Title : A double mutant of Mycobacterium tuberculosis targeting membrane transporters CtpF and MmpL7 as a promising live-attenuated vaccine candidate
Abstract:
Tuberculosis (TB) remains the leading cause of death from a bacterial pathogen worldwide, and the limited efficacy of the century-old Mycobacterium bovis Bacillus Calmette–Guérin (BCG) vaccine underscores the urgent need for novel, rationally designed vaccines capable of inducing durable protection. Previous studies have identified the P-type ATPase CtpF as a validated attenuation target in Mycobacterium tuberculosis (Mtb), given its essential role in calcium transport, oxidative stress response, and intracellular survival. Mutants lacking ctpF display significant attenuation in both cellular and animal models, confirming its role in virulence.
Building upon this evidence, single deletion mutants, MtbH37RvΔctpF and MtbH37RvΔmmpL7, were constructed (ΔmmpL7) and characterized to assess their phenotypic and molecular features.
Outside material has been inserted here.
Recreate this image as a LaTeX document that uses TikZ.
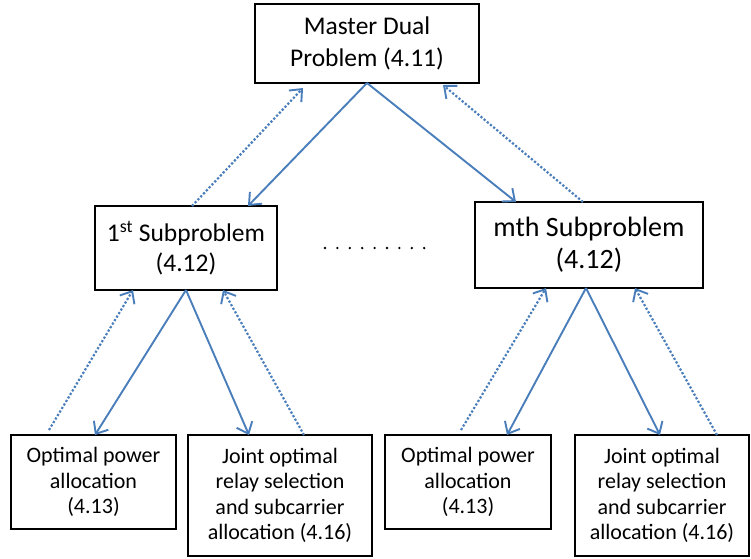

Both mutant strains displayed phenotypic traits commonly associated with attenuation in Mtb, including changes in colony morphology, reduced surface hydrophobicity, and alterations in the composition of cell envelope lipids—particularly in PDIMs, TDMs, and PIMs, the first two being well-recognized virulence factors.
These findings guided the rational construction of a double mutant, MtbH37RvΔctpFΔmmpL7, devoid of antibiotic resistance markers and preserving the secretion of ESAT-6 and CFP-10, two major immunomodulatory antigens essential for host immune recognition. The combination of reduced virulence, cell envelope remodelling, and maintenance of major immunomodulatory antigens highlights the MtbH37RvΔctpFΔmmpL7 strain as a promising candidate for next-generation live-attenuated vaccine against TB.